-- Start --
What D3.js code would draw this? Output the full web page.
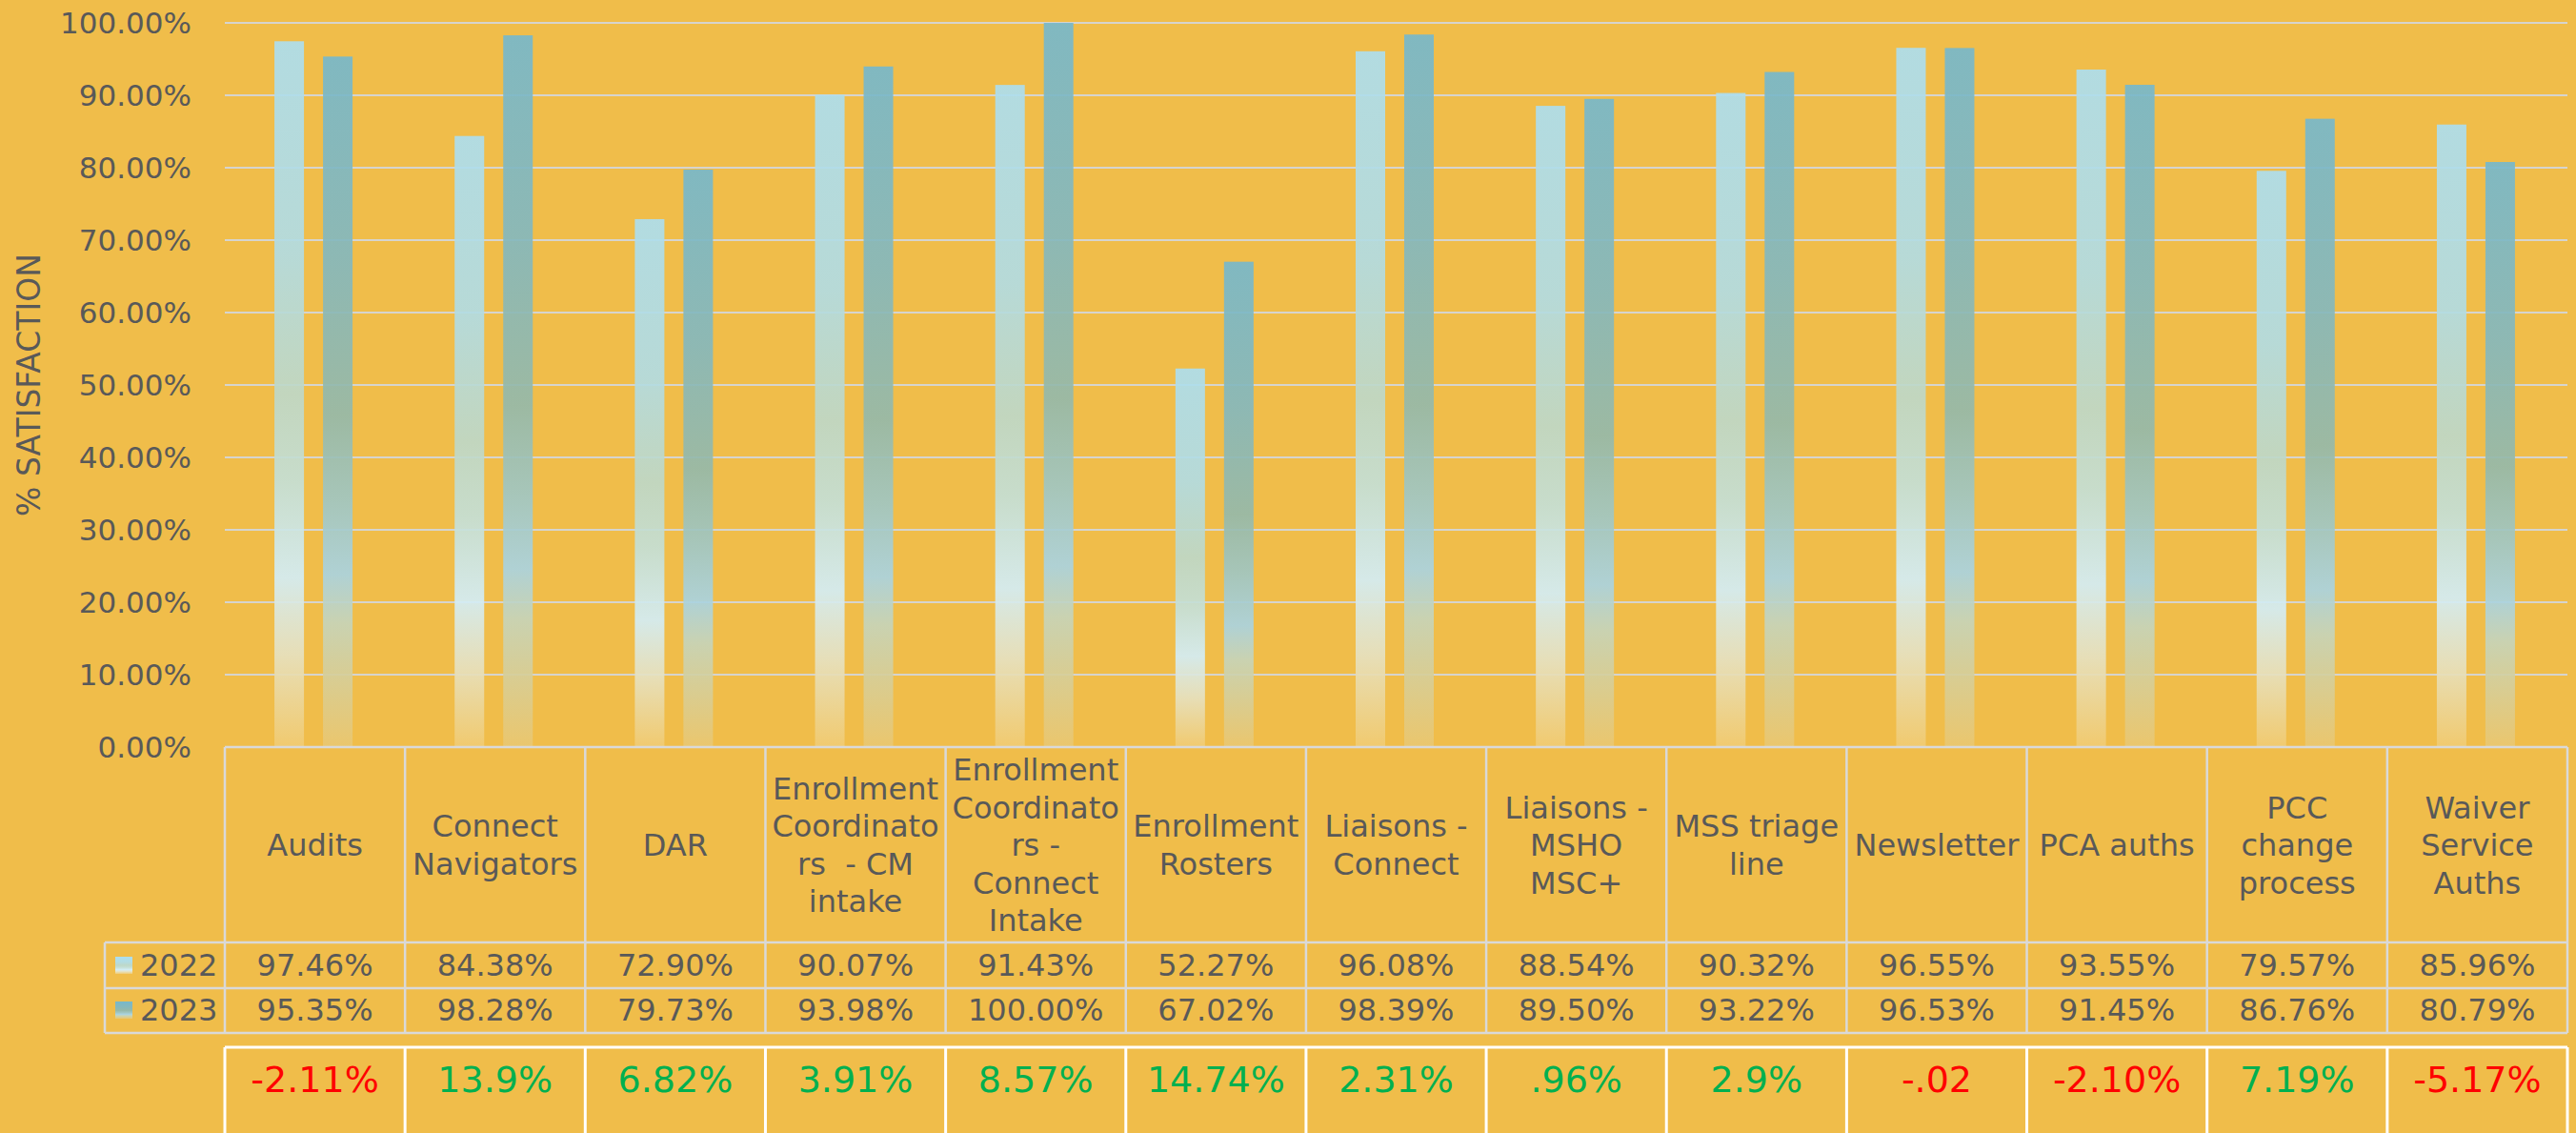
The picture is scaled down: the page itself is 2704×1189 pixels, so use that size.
<!DOCTYPE html>
<html>
<head>
<meta charset="utf-8">
<script src="https://cdn.jsdelivr.net/npm/d3@7"></script>
<style>
  html, body { margin: 0; padding: 0; background: #F0BD4A; }
  svg { display: block; }
  text { font-family: "DejaVu Sans", Verdana, sans-serif; fill: #595959; }
</style>
</head>
<body>
<script>
// Survey categories (line breaks follow the wrapped table header)
const categories = [
  "Audits",
  "Connect\nNavigators",
  "DAR",
  "Enrollment\nCoordinato\nrs  - CM\nintake",
  "Enrollment\nCoordinato\nrs -\nConnect\nIntake",
  "Enrollment\nRosters",
  "Liaisons -\nConnect",
  "Liaisons -\nMSHO\nMSC+",
  "MSS triage\nline",
  "Newsletter",
  "PCA auths",
  "PCC\nchange\nprocess",
  "Waiver\nService\nAuths"
];
const seriesNames = ["2022", "2023"];
const values2022 = [0.9746, 0.8438, 0.7290, 0.9007, 0.9143, 0.5227, 0.9608, 0.8854, 0.9032, 0.9655, 0.9355, 0.7957, 0.8596];
const values2023 = [0.9535, 0.9828, 0.7973, 0.9398, 1.0000, 0.6702, 0.9839, 0.8950, 0.9322, 0.9653, 0.9145, 0.8676, 0.8079];
const changeLabels = ["-2.11%", "13.9%", "6.82%", "3.91%", "8.57%", "14.74%", "2.31%", ".96%", "2.9%", "-.02", "-2.10%", "7.19%", "-5.17%"];
const yTicks = [0, 0.1, 0.2, 0.3, 0.4, 0.5, 0.6, 0.7, 0.8, 0.9, 1.0];

const W = 2704, H = 1189;
const plotLeft = 236, plotRight = 2695, plotTop = 24, plotBase = 784;

const svg = d3.select("body").append("svg").attr("width", W).attr("height", H);
svg.append("rect").attr("width", W).attr("height", H).attr("fill", "#F0BD4A");

const defs = svg.append("defs");
const gradStops = {
  "2022": [[0, "#ADDEEE"], [0.30, "#B2DCE3"], [0.50, "#BED8C8"], [0.62, "#C4DFD6"], [0.76, "#D3EDF6"], [0.87, "#E6E1C0"], [1, "#F1CB72"]],
  "2023": [[0, "#77B8CB"], [0.30, "#85B8BD"], [0.52, "#95B9AA"], [0.64, "#A0C6C2"], [0.75, "#AAD3E0"], [0.82, "#C6D4BA"], [1, "#EAC770"]]
};
seriesNames.forEach(s => {
  const g = defs.append("linearGradient").attr("id", "grad" + s)
    .attr("x1", 0).attr("y1", 0).attr("x2", 0).attr("y2", 1);
  gradStops[s].forEach(([o, c]) => g.append("stop").attr("offset", o).attr("stop-color", c));
});

const x = d3.scaleBand().domain(categories).range([plotLeft, plotRight]).padding(0);
const xs = d3.scaleBand().domain(seriesNames).range([-41, 41]).paddingInner(0.392);
const y = d3.scaleLinear().domain([0, 1]).range([plotBase, plotTop]);

// Gridlines
svg.append("g").selectAll("line").data(yTicks.slice(1)).join("line")
  .attr("x1", plotLeft).attr("x2", plotRight)
  .attr("y1", d => y(d)).attr("y2", d => y(d))
  .attr("stroke", "#D6D4CE").attr("stroke-width", 2);

// Y axis labels
const yAxis = d3.axisLeft(y).tickValues(yTicks).tickFormat(d3.format(".2%")).tickSize(0).tickPadding(0);
const ya = svg.append("g").attr("transform", `translate(201,0)`).call(yAxis);
ya.select(".domain").remove();
ya.selectAll("text").attr("font-size", 31).attr("fill", "#595959")
  .style("font-family", '"DejaVu Sans", Verdana, sans-serif').attr("dy", "0.35em");

// Axis title
svg.append("text").attr("transform", "translate(30,404) rotate(-90)")
  .attr("text-anchor", "middle").attr("dy", "0.35em")
  .attr("font-size", 33).text("% SATISFACTION");

// Bars
const rows = categories.map((c, i) => ({ cat: c, "2022": values2022[i], "2023": values2023[i] }));
const groups = svg.append("g").selectAll("g").data(rows).join("g")
  .attr("transform", d => `translate(${x(d.cat) + x.bandwidth() / 2 - 1.5},0)`);
groups.selectAll("rect").data(d => seriesNames.map(s => ({ s, v: d[s] }))).join("rect")
  .attr("x", d => xs(d.s)).attr("width", xs.bandwidth())
  .attr("y", d => y(d.v)).attr("height", d => plotBase - y(d.v))
  .attr("fill", d => `url(#grad${d.s})`).attr("opacity", 0.92);

// Data table
const tableLine = "#D9D9D9";
const rowTop = 784, rowA = 989, rowB = 1037, rowC = 1084;
const tg = svg.append("g");
const bounds = categories.map(c => x(c)).concat([plotRight]);
tg.selectAll("line.v").data(bounds).join("line")
  .attr("x1", d => d).attr("x2", d => d).attr("y1", rowTop).attr("y2", rowC)
  .attr("stroke", tableLine).attr("stroke-width", 2.5);
[rowTop, rowA, rowB, rowC].forEach(yy => {
  tg.append("line").attr("x1", yy === rowTop ? plotLeft : 110).attr("x2", plotRight)
    .attr("y1", yy).attr("y2", yy).attr("stroke", tableLine).attr("stroke-width", 2.5);
});
tg.append("line").attr("x1", 110).attr("x2", 110).attr("y1", rowA).attr("y2", rowC)
  .attr("stroke", tableLine).attr("stroke-width", 2.5);

// Header labels
const lh = 39.5;
categories.forEach(c => {
  const lines = c.split("\n");
  const cx = x(c) + x.bandwidth() / 2;
  const t = tg.append("text").attr("text-anchor", "middle").attr("font-size", 32);
  lines.forEach((ln, j) => {
    t.append("tspan").attr("x", cx)
      .attr("y", 887 + (j - (lines.length - 1) / 2) * lh).attr("dy", "0.35em")
      .attr("xml:space", "preserve").text(ln);
  });
});

// Value rows
const pct = d3.format(".2%");
[[values2022, 1013], [values2023, 1060]].forEach(([vals, yy]) => {
  tg.selectAll(null).data(vals).join("text")
    .attr("x", (d, i) => x(categories[i]) + x.bandwidth() / 2)
    .attr("y", yy).attr("dy", "0.35em").attr("text-anchor", "middle")
    .attr("font-size", 32).text(d => pct(d));
});

// Legend keys
seriesNames.forEach((s, i) => {
  const yy = [1013, 1060][i];
  tg.append("rect").attr("x", 121).attr("y", yy - 9).attr("width", 18).attr("height", 18)
    .attr("fill", `url(#grad${s})`);
  tg.append("text").attr("x", 147).attr("y", yy).attr("dy", "0.35em")
    .attr("font-size", 32).text(s);
});

// Change row
const cg = svg.append("g");
const cTop = 1099, cBot = 1200;
cg.selectAll("line").data(bounds).join("line")
  .attr("x1", d => d).attr("x2", d => d).attr("y1", cTop).attr("y2", cBot)
  .attr("stroke", "#FFFFFF").attr("stroke-width", 3);
cg.append("line").attr("x1", plotLeft).attr("x2", plotRight).attr("y1", cTop).attr("y2", cTop)
  .attr("stroke", "#FFFFFF").attr("stroke-width", 3);
cg.selectAll("text").data(changeLabels).join("text")
  .attr("x", (d, i) => x(categories[i]) + x.bandwidth() / 2)
  .attr("y", 1133).attr("dy", "0.35em").attr("text-anchor", "middle")
  .attr("font-size", 38)
  .style("fill", d => d.startsWith("-") ? "#FF0000" : "#00B050")
  .text(d => d);
</script>
</body>
</html>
-- End --
> **Problem to solve**
Your task is to repeat the material above exactly, without its pictures.

> **Output**
What D3.js code would draw this? Output the full web page.
The picture is scaled down: the page itself is 2704×1189 pixels, so use that size.
<!DOCTYPE html>
<html>
<head>
<meta charset="utf-8">
<script src="https://cdn.jsdelivr.net/npm/d3@7"></script>
<style>
  html, body { margin: 0; padding: 0; background: #F0BD4A; }
  svg { display: block; }
  text { font-family: "DejaVu Sans", Verdana, sans-serif; fill: #595959; }
</style>
</head>
<body>
<script>
// Survey categories (line breaks follow the wrapped table header)
const categories = [
  "Audits",
  "Connect\nNavigators",
  "DAR",
  "Enrollment\nCoordinato\nrs  - CM\nintake",
  "Enrollment\nCoordinato\nrs -\nConnect\nIntake",
  "Enrollment\nRosters",
  "Liaisons -\nConnect",
  "Liaisons -\nMSHO\nMSC+",
  "MSS triage\nline",
  "Newsletter",
  "PCA auths",
  "PCC\nchange\nprocess",
  "Waiver\nService\nAuths"
];
const seriesNames = ["2022", "2023"];
const values2022 = [0.9746, 0.8438, 0.7290, 0.9007, 0.9143, 0.5227, 0.9608, 0.8854, 0.9032, 0.9655, 0.9355, 0.7957, 0.8596];
const values2023 = [0.9535, 0.9828, 0.7973, 0.9398, 1.0000, 0.6702, 0.9839, 0.8950, 0.9322, 0.9653, 0.9145, 0.8676, 0.8079];
const changeLabels = ["-2.11%", "13.9%", "6.82%", "3.91%", "8.57%", "14.74%", "2.31%", ".96%", "2.9%", "-.02", "-2.10%", "7.19%", "-5.17%"];
const yTicks = [0, 0.1, 0.2, 0.3, 0.4, 0.5, 0.6, 0.7, 0.8, 0.9, 1.0];

const W = 2704, H = 1189;
const plotLeft = 236, plotRight = 2695, plotTop = 24, plotBase = 784;

const svg = d3.select("body").append("svg").attr("width", W).attr("height", H);
svg.append("rect").attr("width", W).attr("height", H).attr("fill", "#F0BD4A");

const defs = svg.append("defs");
const gradStops = {
  "2022": [[0, "#ADDEEE"], [0.30, "#B2DCE3"], [0.50, "#BED8C8"], [0.62, "#C4DFD6"], [0.76, "#D3EDF6"], [0.87, "#E6E1C0"], [1, "#F1CB72"]],
  "2023": [[0, "#77B8CB"], [0.30, "#85B8BD"], [0.52, "#95B9AA"], [0.64, "#A0C6C2"], [0.75, "#AAD3E0"], [0.82, "#C6D4BA"], [1, "#EAC770"]]
};
seriesNames.forEach(s => {
  const g = defs.append("linearGradient").attr("id", "grad" + s)
    .attr("x1", 0).attr("y1", 0).attr("x2", 0).attr("y2", 1);
  gradStops[s].forEach(([o, c]) => g.append("stop").attr("offset", o).attr("stop-color", c));
});

const x = d3.scaleBand().domain(categories).range([plotLeft, plotRight]).padding(0);
const xs = d3.scaleBand().domain(seriesNames).range([-41, 41]).paddingInner(0.392);
const y = d3.scaleLinear().domain([0, 1]).range([plotBase, plotTop]);

// Gridlines
svg.append("g").selectAll("line").data(yTicks.slice(1)).join("line")
  .attr("x1", plotLeft).attr("x2", plotRight)
  .attr("y1", d => y(d)).attr("y2", d => y(d))
  .attr("stroke", "#D6D4CE").attr("stroke-width", 2);

// Y axis labels
const yAxis = d3.axisLeft(y).tickValues(yTicks).tickFormat(d3.format(".2%")).tickSize(0).tickPadding(0);
const ya = svg.append("g").attr("transform", `translate(201,0)`).call(yAxis);
ya.select(".domain").remove();
ya.selectAll("text").attr("font-size", 31).attr("fill", "#595959")
  .style("font-family", '"DejaVu Sans", Verdana, sans-serif').attr("dy", "0.35em");

// Axis title
svg.append("text").attr("transform", "translate(30,404) rotate(-90)")
  .attr("text-anchor", "middle").attr("dy", "0.35em")
  .attr("font-size", 33).text("% SATISFACTION");

// Bars
const rows = categories.map((c, i) => ({ cat: c, "2022": values2022[i], "2023": values2023[i] }));
const groups = svg.append("g").selectAll("g").data(rows).join("g")
  .attr("transform", d => `translate(${x(d.cat) + x.bandwidth() / 2 - 1.5},0)`);
groups.selectAll("rect").data(d => seriesNames.map(s => ({ s, v: d[s] }))).join("rect")
  .attr("x", d => xs(d.s)).attr("width", xs.bandwidth())
  .attr("y", d => y(d.v)).attr("height", d => plotBase - y(d.v))
  .attr("fill", d => `url(#grad${d.s})`).attr("opacity", 0.92);

// Data table
const tableLine = "#D9D9D9";
const rowTop = 784, rowA = 989, rowB = 1037, rowC = 1084;
const tg = svg.append("g");
const bounds = categories.map(c => x(c)).concat([plotRight]);
tg.selectAll("line.v").data(bounds).join("line")
  .attr("x1", d => d).attr("x2", d => d).attr("y1", rowTop).attr("y2", rowC)
  .attr("stroke", tableLine).attr("stroke-width", 2.5);
[rowTop, rowA, rowB, rowC].forEach(yy => {
  tg.append("line").attr("x1", yy === rowTop ? plotLeft : 110).attr("x2", plotRight)
    .attr("y1", yy).attr("y2", yy).attr("stroke", tableLine).attr("stroke-width", 2.5);
});
tg.append("line").attr("x1", 110).attr("x2", 110).attr("y1", rowA).attr("y2", rowC)
  .attr("stroke", tableLine).attr("stroke-width", 2.5);

// Header labels
const lh = 39.5;
categories.forEach(c => {
  const lines = c.split("\n");
  const cx = x(c) + x.bandwidth() / 2;
  const t = tg.append("text").attr("text-anchor", "middle").attr("font-size", 32);
  lines.forEach((ln, j) => {
    t.append("tspan").attr("x", cx)
      .attr("y", 887 + (j - (lines.length - 1) / 2) * lh).attr("dy", "0.35em")
      .attr("xml:space", "preserve").text(ln);
  });
});

// Value rows
const pct = d3.format(".2%");
[[values2022, 1013], [values2023, 1060]].forEach(([vals, yy]) => {
  tg.selectAll(null).data(vals).join("text")
    .attr("x", (d, i) => x(categories[i]) + x.bandwidth() / 2)
    .attr("y", yy).attr("dy", "0.35em").attr("text-anchor", "middle")
    .attr("font-size", 32).text(d => pct(d));
});

// Legend keys
seriesNames.forEach((s, i) => {
  const yy = [1013, 1060][i];
  tg.append("rect").attr("x", 121).attr("y", yy - 9).attr("width", 18).attr("height", 18)
    .attr("fill", `url(#grad${s})`);
  tg.append("text").attr("x", 147).attr("y", yy).attr("dy", "0.35em")
    .attr("font-size", 32).text(s);
});

// Change row
const cg = svg.append("g");
const cTop = 1099, cBot = 1200;
cg.selectAll("line").data(bounds).join("line")
  .attr("x1", d => d).attr("x2", d => d).attr("y1", cTop).attr("y2", cBot)
  .attr("stroke", "#FFFFFF").attr("stroke-width", 3);
cg.append("line").attr("x1", plotLeft).attr("x2", plotRight).attr("y1", cTop).attr("y2", cTop)
  .attr("stroke", "#FFFFFF").attr("stroke-width", 3);
cg.selectAll("text").data(changeLabels).join("text")
  .attr("x", (d, i) => x(categories[i]) + x.bandwidth() / 2)
  .attr("y", 1133).attr("dy", "0.35em").attr("text-anchor", "middle")
  .attr("font-size", 38)
  .style("fill", d => d.startsWith("-") ? "#FF0000" : "#00B050")
  .text(d => d);
</script>
</body>
</html>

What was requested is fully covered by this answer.